Following the first recorded death of a pedestrian involving an autonomous car, Uber has decided to halt all testing until further notice.
The World Health Organisation estimates that more than a quarter of a million pedestrians die on the world’s roads each year, but the death of a woman in the city of Tempe, Arizona, is the first recorded case of a pedestrian death involving an experimental autonomous car.
Reports emerged over the weekend that 49-year-old Elaine Herzberg was struck by one such vehicle owned by Uber on 18 March at approximately 10pm local time.
A human was present in the vehicle during the accident, but she was reported as being unharmed.
A report issued by the Tempe Police Department said: “The vehicle was travelling northbound just south of Curry Road when a female walking outside of the crosswalk crossed the road from west to east when she was struck by the Uber vehicle.
“Herzberg was transported to a local area hospital where she passed away from her injuries.”

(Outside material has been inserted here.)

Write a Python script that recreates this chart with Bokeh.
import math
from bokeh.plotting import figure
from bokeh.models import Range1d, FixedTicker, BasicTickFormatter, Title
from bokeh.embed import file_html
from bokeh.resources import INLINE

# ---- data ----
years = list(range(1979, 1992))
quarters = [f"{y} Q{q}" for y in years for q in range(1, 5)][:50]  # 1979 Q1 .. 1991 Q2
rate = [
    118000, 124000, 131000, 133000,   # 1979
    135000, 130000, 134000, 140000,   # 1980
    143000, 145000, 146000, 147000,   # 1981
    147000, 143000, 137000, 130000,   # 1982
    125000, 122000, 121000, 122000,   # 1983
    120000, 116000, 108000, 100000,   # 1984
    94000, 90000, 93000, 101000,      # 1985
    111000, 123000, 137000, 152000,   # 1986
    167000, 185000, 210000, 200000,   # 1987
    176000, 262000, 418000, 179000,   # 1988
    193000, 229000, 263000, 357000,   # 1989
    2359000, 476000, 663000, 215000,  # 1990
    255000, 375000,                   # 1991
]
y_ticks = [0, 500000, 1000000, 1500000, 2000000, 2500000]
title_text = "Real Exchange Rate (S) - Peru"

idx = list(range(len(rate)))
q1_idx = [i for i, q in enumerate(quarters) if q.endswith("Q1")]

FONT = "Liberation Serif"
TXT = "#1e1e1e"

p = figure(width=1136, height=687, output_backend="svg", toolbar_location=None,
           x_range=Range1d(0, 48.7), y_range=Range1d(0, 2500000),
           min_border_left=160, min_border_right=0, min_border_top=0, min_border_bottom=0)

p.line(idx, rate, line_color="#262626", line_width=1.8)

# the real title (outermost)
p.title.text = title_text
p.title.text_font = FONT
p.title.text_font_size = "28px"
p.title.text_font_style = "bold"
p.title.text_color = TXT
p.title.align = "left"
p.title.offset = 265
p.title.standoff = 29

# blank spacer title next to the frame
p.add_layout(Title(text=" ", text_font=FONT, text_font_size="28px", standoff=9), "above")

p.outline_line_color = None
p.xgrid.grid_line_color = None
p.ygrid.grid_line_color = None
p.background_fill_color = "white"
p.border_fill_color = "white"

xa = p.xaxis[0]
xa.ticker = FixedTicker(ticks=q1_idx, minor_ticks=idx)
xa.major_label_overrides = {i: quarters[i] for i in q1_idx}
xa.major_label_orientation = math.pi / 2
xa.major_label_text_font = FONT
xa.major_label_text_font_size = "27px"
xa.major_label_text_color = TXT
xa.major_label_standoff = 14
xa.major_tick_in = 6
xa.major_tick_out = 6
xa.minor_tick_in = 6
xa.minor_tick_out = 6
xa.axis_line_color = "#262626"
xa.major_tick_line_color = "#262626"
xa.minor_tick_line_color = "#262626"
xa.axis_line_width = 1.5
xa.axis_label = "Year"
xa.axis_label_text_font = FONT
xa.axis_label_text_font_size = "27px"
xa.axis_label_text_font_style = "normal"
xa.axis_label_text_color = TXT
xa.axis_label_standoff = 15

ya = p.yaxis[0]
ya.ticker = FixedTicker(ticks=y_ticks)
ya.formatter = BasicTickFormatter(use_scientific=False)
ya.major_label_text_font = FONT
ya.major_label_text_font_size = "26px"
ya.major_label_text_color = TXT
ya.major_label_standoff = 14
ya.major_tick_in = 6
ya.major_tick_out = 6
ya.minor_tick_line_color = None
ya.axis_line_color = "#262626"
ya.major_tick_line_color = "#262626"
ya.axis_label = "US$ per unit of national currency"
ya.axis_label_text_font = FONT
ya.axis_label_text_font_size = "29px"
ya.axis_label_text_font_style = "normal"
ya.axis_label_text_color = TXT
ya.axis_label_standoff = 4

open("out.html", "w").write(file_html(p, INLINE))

Given the intense scrutiny that comes with the testing of autonomous car technology on public roads, Uber has confirmed that it is now halting all testing of the cars, but has not given any indication when they will be back on the road.
“Our hearts go out to the victim’s family,” an Uber spokesperson said to The Verge. “We are fully cooperating with local authorities in their investigation of this incident.”
Uber’s recently appointed CEO, Dara Khosrowshahi, took to Twitter to offer his condolences to Herzberg’s family, and confirmed that the company is now working with the city’s police department to get to the bottom of what happened.
Some incredibly sad news out of Arizona. We’re thinking of the victim’s family as we work with local law enforcement to understand what happened. https://t.co/cwTCVJjEuz
— dara khosrowshahi (@dkhos) March 19, 2018
Shaken consumer confidence
For the sake of the investigation, the car’s huge collection of sensors and cameras will likely provide a clear picture of the moments before the incident.
The US National Transportation Safety Board has also confirmed that it is sending a special crash investigation team to see for itself what happened.
Speaking with Bloomberg, Jason Levine, executive director of the advocacy group the Center for Auto Safety, said the incident will significantly damage the image of autonomous cars in the public eye.
“As always, we want the facts but, based on what is being reported, this is exactly what we have been concerned about and what could happen if you test self-driving vehicles on city streets,” he said.
“It will set consumer confidence in the technology back years, if not decades. We need to slow down.”